§ **What the task requires**: Only the lines from the one containing "Convert this chart to Altair code." through the one containing "import pandas as pd" should be output, both ends included and exactly as they appear, minus any pictures.

* BEGIN *

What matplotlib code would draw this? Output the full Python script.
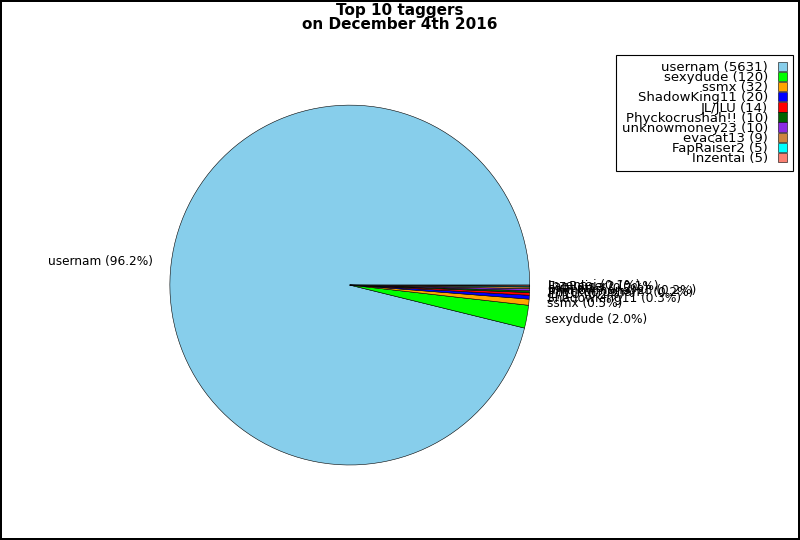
import matplotlib
matplotlib.use("Agg")
import matplotlib.pyplot as plt

names = ["usernam", "sexydude", "ssmx", "ShadowKing11", "JL/JLU",
         "Phyckocrushah!!", "unknowmoney23", "evacat13", "FapRaiser2", "Inzentai"]
counts = [5631, 120, 32, 20, 14, 10, 10, 9, 5, 5]
colours = ["#87ceeb", "#00ff00", "#ffa500", "#0000ff", "#ff0000",
           "#006400", "#8a2be2", "#cd853f", "#00ffff", "#fa8072"]

total = sum(counts)
pie_labels = ["%s (%.1f%%)" % (n, 100.0 * c / total) for n, c in zip(names, counts)]
legend_labels = ["%s (%d)" % (n, c) for n, c in zip(names, counts)]

fig = plt.figure(figsize=(8, 5.4), dpi=100)
fig.patch.set_edgecolor("black")
fig.patch.set_linewidth(1.5)

ax = fig.add_axes([0.156, 0.0556, 0.5625, 0.833])
wedges, texts = ax.pie(counts, labels=pie_labels, colors=colours, startangle=0,
                       wedgeprops=dict(edgecolor="black", linewidth=0.4),
                       textprops=dict(fontsize=8.7))
ax.set_aspect("equal")

fig.suptitle("Top 10 taggers\non December 4th 2016", fontsize=11, fontweight="bold",
             y=0.995, linespacing=0.95)

leg = fig.legend(wedges, legend_labels, loc="upper right", bbox_to_anchor=(0.9995, 0.91),
                 markerfirst=False, fancybox=False, fontsize=9.5, edgecolor="black",
                 framealpha=1, handlelength=0.7, handleheight=0.7, labelspacing=-0.22,
                 handletextpad=0.75, borderpad=0.45)
leg.get_frame().set_linewidth(0.8)
for t in leg.get_texts():
    t.set_ha("right")

fig.savefig("out.png", dpi=100)
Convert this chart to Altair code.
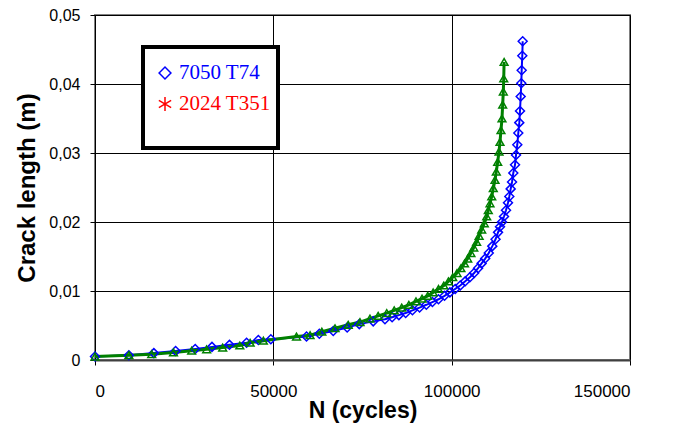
import altair as alt
import pandas as pd

# 7050 T74 (blue diamonds)
n_7050 = [0, 9500, 16500, 22600, 28100, 32800, 37700, 42500, 45800, 49300,
          59300, 62900, 66800, 70700, 74100, 78000, 81300, 83300, 85200, 87100,
          89000, 91000, 92900, 94600, 96300, 98000, 99500, 101000, 102400, 103800,
          105100, 106300, 107400, 108400, 109400, 110400, 111400, 112300, 113000, 113550,
          114110, 114670, 115230, 115790, 116160, 116550, 116920, 117280, 117760, 118040,
          118400, 118680, 118960, 119160, 119350, 119520, 119630, 119800, 119910]
a_7050 = [0.0005, 0.0007, 0.0010, 0.0013, 0.0016, 0.0019, 0.0022, 0.0025, 0.0029, 0.0030,
          0.0034, 0.0038, 0.0042, 0.0047, 0.0052, 0.0056, 0.0059, 0.0062, 0.0065, 0.0068,
          0.0072, 0.0076, 0.0080, 0.0084, 0.0088, 0.0093, 0.0098, 0.0103, 0.0108, 0.0114,
          0.0120, 0.0126, 0.0133, 0.0140, 0.0147, 0.0155, 0.0165, 0.0175, 0.0185, 0.0193,
          0.0200, 0.0208, 0.0217, 0.0228, 0.0237, 0.0248, 0.0258, 0.0271, 0.0283, 0.0297,
          0.0312, 0.0329, 0.0344, 0.0361, 0.0382, 0.0401, 0.0420, 0.0441, 0.0462]

# 2024 T351 (green triangles)
n_2024 = [0, 9500, 15900, 22000, 27100, 31300, 35800, 40600, 43500, 47200,
          56500, 60300, 63600, 67300, 71000, 74300, 77100, 79400, 81800, 83900,
          86000, 88000, 90000, 91700, 93300, 94800, 96300, 97800, 99100, 100300,
          101500, 102600, 103600, 104500, 105400, 106200, 107000, 107700, 108420, 109150,
          109820, 110270, 110750, 111230, 111670, 112150, 112510, 112900, 113270, 113550,
          113830, 114110, 114300, 114480, 114600, 114700]
a_2024 = [0.0005, 0.0007, 0.00085, 0.0011, 0.00135, 0.00155, 0.0018, 0.0021, 0.0025, 0.0028,
          0.0034, 0.0036, 0.0041, 0.0046, 0.0051, 0.0055, 0.0060, 0.0064, 0.0068, 0.0072,
          0.0076, 0.0080, 0.0085, 0.0089, 0.0093, 0.0098, 0.0103, 0.0108, 0.0114, 0.0120,
          0.0126, 0.0133, 0.0140, 0.0147, 0.0155, 0.0163, 0.0171, 0.0180, 0.0189, 0.0198,
          0.0208, 0.0217, 0.0227, 0.0237, 0.0249, 0.0261, 0.0273, 0.0287, 0.0302, 0.0316,
          0.0333, 0.0350, 0.0370, 0.0389, 0.0408, 0.0432]

legend_labels = ["7050 T74", "2024 T351"]
x_ticks = [0, 50000, 100000, 150000]
y_ticks = [0, 0.01, 0.02, 0.03, 0.04, 0.05]

BLUE = "#0000FF"
GREEN = "#008000"
RED = "#FF0000"

df_b = pd.DataFrame({"N": n_7050, "a": a_7050, "i": range(len(n_7050))})
df_g = pd.DataFrame({"N": n_2024, "a": a_2024, "i": range(len(n_2024))})

xs = alt.Scale(domain=[0, 150000], nice=False, zero=False)
ys = alt.Scale(domain=[0, 0.05], nice=False)

x_enc = alt.X("N:Q", scale=xs, axis=alt.Axis(
    values=x_ticks, format="d", title="N (cycles)", grid=True,
    gridColor="#000000", gridWidth=1, domainColor="#404040", domainWidth=2,
    tickColor="#000000", tickSize=5, labelPadding=18, labelFontSize=17,
    labelFont="Liberation Sans", labelColor="#000000",
    titleFont="Liberation Sans", titleFontSize=23, titleFontWeight="bold",
    titleColor="#000000", titlePadding=0))
y_enc = alt.Y("a:Q", scale=ys, axis=alt.Axis(
    values=y_ticks, title="Crack length (m)", grid=True,
    gridColor="#000000", gridWidth=1, domainColor="#000000", domainWidth=1,
    tickColor="#000000", tickSize=5, labelPadding=10, labelFontSize=16,
    labelFont="Liberation Sans", labelColor="#000000",
    labelExpr="datum.value == 0 ? '0' : replace(format(datum.value, '.2f'), '.', ',')",
    titleFont="Liberation Sans", titleFontSize=24, titleFontWeight="bold",
    titleColor="#000000", titlePadding=9))

line_b = alt.Chart(df_b).mark_line(color=BLUE, strokeWidth=2).encode(x=x_enc, y=y_enc, order="i:Q")
line_g = alt.Chart(df_g).mark_line(color=GREEN, strokeWidth=3).encode(x=x_enc, y=y_enc, order="i:Q")
pts_b = alt.Chart(df_b).mark_point(shape="diamond", filled=False, color=BLUE, size=80,
                                   strokeWidth=1.5, opacity=1).encode(x=x_enc, y=y_enc)
pts_g = alt.Chart(df_g).mark_point(shape="triangle-up", filled=False, color=GREEN, size=60,
                                   strokeWidth=1.5, opacity=1).encode(x=x_enc, y=y_enc)

# legend box
leg_df = pd.DataFrame({"label": legend_labels})
box = alt.Chart(leg_df.head(1)).mark_rect(fill="white", stroke="black", strokeWidth=4).encode(
    x=alt.value(48), x2=alt.value(183), y=alt.value(32), y2=alt.value(133))
sym1 = alt.Chart(leg_df.head(1)).mark_point(shape="diamond", filled=False, color=BLUE,
                                            size=140, strokeWidth=1.5, opacity=1).encode(
    x=alt.value(70), y=alt.value(58))
sym2 = alt.Chart(leg_df.head(1)).mark_point(
    shape="M-1,0L1,0M-0.5,-0.87L0.5,0.87M-0.5,0.87L0.5,-0.87", filled=False, color=RED,
    size=200, strokeWidth=1.5, opacity=1, angle=90).encode(x=alt.value(70), y=alt.value(89))
txt1 = alt.Chart(pd.DataFrame({"label": [legend_labels[0]]})).mark_text(
    align="left", baseline="middle", font="Liberation Serif", fontSize=21, color=BLUE).encode(
    x=alt.value(84), y=alt.value(58), text="label:N")
txt2 = alt.Chart(pd.DataFrame({"label": [legend_labels[1]]})).mark_text(
    align="left", baseline="middle", font="Liberation Serif", fontSize=21, color=RED).encode(
    x=alt.value(84), y=alt.value(89), text="label:N")

chart = alt.layer(line_b, line_g, pts_b, pts_g, box, sym1, sym2, txt1, txt2).properties(
    width=535, height=345,
    autosize=alt.AutoSizeParams(type="none"),
    padding={"left": 87, "top": 7, "right": 36, "bottom": 66},
    background="white",
).configure_view(stroke="#808080", strokeWidth=2)

chart.save("out.html", embed_options={"renderer": "svg", "actions": False})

* END *

§ **Output for this task**:
Convert this chart to Altair code.
import altair as alt
import pandas as pd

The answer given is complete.